Type "the" into Google. Google searches 9 billion pages in .29 seconds. How does it do that? Try "chocolate". 197 million pages in .48 seconds. (No wonder we hate when the microwave takes 2 mins to boil water!)
When we search Google, we are searching an index of the data, not the data itself. We need a data structure that can store billions of keys and return a value in response to a query almost instantaneously. The answer: B-Trees.
B-Trees are a self-balancing tree where each node can have many children. If a node stores up to M keys, then it has M + 1 children. Suppose a tree stores 60 billion keys with nodes that store up to 1000 keys. To find a given key, the number of nodes searched is <= 4. WAT?
The reason is that the tree is very flat. The number of keys in a node ranges from M/2 to M (except for the root which has 2 keys). In 1979 (hey, B-Trees are not new), a theorist named Yao proved that, for random keys, the amount of empty space is about 44%. In the worse case, the height of the tree is (log base M/2) N. So, for M = 1000 and N = 62 billion, the height is 4.
But how can I search a B-tree with 62 billion keys?
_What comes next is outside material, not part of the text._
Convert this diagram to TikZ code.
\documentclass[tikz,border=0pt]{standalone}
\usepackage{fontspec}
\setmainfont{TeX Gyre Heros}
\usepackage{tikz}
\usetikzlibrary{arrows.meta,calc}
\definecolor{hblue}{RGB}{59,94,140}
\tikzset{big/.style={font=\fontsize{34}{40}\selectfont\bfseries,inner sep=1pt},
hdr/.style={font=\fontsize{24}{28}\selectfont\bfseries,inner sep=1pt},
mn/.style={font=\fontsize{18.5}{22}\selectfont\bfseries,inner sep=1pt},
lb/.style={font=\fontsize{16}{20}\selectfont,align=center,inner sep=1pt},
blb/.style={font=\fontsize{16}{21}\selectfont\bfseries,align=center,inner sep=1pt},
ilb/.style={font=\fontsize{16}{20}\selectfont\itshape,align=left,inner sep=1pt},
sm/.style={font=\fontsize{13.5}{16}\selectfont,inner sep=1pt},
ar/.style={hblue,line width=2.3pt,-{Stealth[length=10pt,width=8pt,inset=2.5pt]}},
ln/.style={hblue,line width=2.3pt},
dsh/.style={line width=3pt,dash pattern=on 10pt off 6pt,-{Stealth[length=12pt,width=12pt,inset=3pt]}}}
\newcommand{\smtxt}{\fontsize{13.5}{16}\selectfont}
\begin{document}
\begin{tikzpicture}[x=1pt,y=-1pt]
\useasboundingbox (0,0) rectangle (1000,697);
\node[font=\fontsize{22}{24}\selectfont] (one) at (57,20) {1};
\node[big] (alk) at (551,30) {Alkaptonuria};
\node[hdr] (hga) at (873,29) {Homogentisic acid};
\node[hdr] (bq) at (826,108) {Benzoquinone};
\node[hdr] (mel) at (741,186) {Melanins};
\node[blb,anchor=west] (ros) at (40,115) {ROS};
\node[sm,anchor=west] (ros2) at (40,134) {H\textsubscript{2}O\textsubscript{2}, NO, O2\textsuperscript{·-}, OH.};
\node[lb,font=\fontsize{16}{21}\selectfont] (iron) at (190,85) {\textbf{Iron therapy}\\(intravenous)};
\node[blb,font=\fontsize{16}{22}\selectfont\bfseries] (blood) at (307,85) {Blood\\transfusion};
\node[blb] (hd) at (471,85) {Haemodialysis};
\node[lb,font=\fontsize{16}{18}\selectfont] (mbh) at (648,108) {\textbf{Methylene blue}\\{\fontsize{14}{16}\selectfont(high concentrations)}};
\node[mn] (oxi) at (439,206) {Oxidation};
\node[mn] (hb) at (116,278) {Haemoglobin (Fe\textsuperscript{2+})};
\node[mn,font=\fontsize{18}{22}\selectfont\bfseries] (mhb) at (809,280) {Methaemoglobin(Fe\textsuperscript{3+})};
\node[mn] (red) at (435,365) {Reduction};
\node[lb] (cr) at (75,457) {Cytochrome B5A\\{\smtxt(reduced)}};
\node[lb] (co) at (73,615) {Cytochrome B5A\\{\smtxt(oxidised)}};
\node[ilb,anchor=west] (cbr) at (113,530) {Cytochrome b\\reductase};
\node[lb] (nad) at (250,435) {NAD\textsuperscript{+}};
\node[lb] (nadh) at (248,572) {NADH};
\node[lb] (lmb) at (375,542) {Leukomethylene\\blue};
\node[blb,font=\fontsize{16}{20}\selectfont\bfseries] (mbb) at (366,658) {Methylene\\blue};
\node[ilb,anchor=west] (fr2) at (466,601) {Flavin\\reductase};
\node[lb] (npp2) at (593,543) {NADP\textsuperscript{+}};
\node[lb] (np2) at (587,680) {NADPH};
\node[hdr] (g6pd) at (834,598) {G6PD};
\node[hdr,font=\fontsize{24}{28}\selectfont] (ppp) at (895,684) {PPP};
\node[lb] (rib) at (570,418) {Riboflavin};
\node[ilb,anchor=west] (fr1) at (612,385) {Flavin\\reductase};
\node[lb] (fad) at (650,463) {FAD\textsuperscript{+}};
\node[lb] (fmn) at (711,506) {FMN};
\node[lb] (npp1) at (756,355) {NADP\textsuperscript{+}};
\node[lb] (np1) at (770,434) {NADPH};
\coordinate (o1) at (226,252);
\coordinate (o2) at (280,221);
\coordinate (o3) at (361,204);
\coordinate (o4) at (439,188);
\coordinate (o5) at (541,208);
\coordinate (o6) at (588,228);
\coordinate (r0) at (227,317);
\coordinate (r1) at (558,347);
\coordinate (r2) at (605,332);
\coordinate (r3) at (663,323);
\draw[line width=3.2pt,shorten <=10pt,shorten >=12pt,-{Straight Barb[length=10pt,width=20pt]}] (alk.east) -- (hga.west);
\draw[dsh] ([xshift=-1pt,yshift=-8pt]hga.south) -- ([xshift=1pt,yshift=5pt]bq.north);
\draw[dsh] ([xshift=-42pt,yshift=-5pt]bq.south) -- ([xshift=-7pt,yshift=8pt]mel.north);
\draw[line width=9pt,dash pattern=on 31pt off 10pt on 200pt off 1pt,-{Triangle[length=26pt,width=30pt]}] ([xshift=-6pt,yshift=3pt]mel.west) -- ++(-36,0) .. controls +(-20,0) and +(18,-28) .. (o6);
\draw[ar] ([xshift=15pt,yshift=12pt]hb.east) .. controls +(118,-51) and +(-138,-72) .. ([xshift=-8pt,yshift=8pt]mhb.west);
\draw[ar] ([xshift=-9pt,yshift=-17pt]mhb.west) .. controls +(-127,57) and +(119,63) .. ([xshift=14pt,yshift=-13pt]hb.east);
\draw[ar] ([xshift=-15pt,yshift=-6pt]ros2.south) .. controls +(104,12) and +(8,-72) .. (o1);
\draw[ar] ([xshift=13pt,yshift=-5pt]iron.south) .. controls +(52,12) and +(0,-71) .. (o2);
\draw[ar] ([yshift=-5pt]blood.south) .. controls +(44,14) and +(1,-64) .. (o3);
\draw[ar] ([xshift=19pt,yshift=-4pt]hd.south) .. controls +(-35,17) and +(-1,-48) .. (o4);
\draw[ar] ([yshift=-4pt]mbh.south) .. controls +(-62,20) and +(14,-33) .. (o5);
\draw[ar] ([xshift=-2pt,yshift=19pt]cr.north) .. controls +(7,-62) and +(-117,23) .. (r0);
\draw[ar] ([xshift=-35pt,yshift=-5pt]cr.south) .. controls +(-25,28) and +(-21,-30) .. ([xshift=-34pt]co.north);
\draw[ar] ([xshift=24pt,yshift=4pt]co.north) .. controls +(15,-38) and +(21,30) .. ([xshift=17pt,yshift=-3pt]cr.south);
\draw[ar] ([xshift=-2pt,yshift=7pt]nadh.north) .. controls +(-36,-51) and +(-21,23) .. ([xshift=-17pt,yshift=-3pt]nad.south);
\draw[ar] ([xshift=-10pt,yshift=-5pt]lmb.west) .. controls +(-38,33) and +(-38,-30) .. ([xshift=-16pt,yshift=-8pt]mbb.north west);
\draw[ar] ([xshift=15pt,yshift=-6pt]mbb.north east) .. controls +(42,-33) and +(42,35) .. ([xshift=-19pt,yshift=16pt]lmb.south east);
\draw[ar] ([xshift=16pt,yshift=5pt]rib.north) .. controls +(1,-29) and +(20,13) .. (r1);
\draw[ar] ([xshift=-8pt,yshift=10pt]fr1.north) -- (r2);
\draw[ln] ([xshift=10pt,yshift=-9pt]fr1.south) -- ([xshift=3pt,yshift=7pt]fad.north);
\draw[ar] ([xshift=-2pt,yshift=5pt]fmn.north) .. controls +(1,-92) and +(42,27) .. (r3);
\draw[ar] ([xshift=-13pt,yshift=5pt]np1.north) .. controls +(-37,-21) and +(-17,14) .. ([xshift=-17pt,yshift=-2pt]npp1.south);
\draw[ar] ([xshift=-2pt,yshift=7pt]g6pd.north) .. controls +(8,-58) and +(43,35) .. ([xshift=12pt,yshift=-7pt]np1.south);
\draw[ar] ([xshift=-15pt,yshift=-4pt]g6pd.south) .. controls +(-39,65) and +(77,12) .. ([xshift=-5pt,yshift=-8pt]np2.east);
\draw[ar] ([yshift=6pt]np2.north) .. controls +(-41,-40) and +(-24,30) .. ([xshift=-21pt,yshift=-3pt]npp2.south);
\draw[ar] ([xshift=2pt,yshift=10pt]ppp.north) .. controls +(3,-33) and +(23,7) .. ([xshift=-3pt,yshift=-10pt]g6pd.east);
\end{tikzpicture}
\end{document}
I can't fit it in memory. All the programs I write use some data structure that fits into memory and I don't even think about it.
One answer is virtual memory. If your machine has a MMU (Memory Management Unit) then you as a programmer can ignore details about what is in memory and what is on external storage. The MMU maps physical hardware addresses, wherever they are, to addresses that appear to be contiguous, in-memory addresses.
A more basic concept is that the program only needs to bring into memory the chunk of data that it needs to access. It only needs to access the nodes that it hits along the search path of the B-tree. So if the search, starting at the root, takes the left link, then the middle link, then the right link, before it hits a leaf node, then the program only needs to read in the those 3 nodes plus the leaf node. The program then searches for the value associated with the query key in the leaf node.
To explore B-trees and build one of my own, I decided to index the web pages that I can reach from www.princeton.edu - and to explicitly read and write each of the nodes to/from disk. Each node stores 1000 keys. A key is a word on a web page. The value associated with the key is the set of urls on which the word is found. I limit the number of nodes in the tree to 200. (My goal is to get up to 1000 but first I have to deal with broken links and connection errors.)
As I type this, I can see the program in action. The tree starts as 1 node: the root. When it fills up to 1000, it splits into 2 nodes of 500 keys each (left and right). A new root is created that stores 2 keys: 1 key links to the left node and 1 to the right node. Every time a new root is created the tree height grows by 1.
After a node splits, I write each node to its own file on disk. After a search or insert completes, the only node in memory is the root. All other nodes in the search path are written to disk. When a new search or insert begins, only the files associated with the nodes in the search path are opened. By looking at the directory with the files, I can see them being updated (keys added to it) and new files created (nodes splitting). Watching the tree grow in real time is cool.
In the process of building an index of web pages and then searching for search terms in the index (271 urls from princeton homepage, 31 tree nodes, 20180 unique words, <2 avg node hits for each search - the tree has height = 1!), I learned more python along the way:
used python 3, requests, and BeautifulSoup to scrape the web pages for urls and words. Detours: unicode, Ned Batchelder's pycon video on unicode , json and pickle (and their differences), file modes (text and byte) and what these mean in python 3.
And yeah... using a python IDE is a new world. The ability to stop a program and navigate down a tree by expanding its nodes almost makes debugging fun.
P.S. What does the B mean in B-tree? Nothing. It could stand for 'Bayer' (the inventor of B-trees) or B for 'balanced' multiway trees. But it doesn't.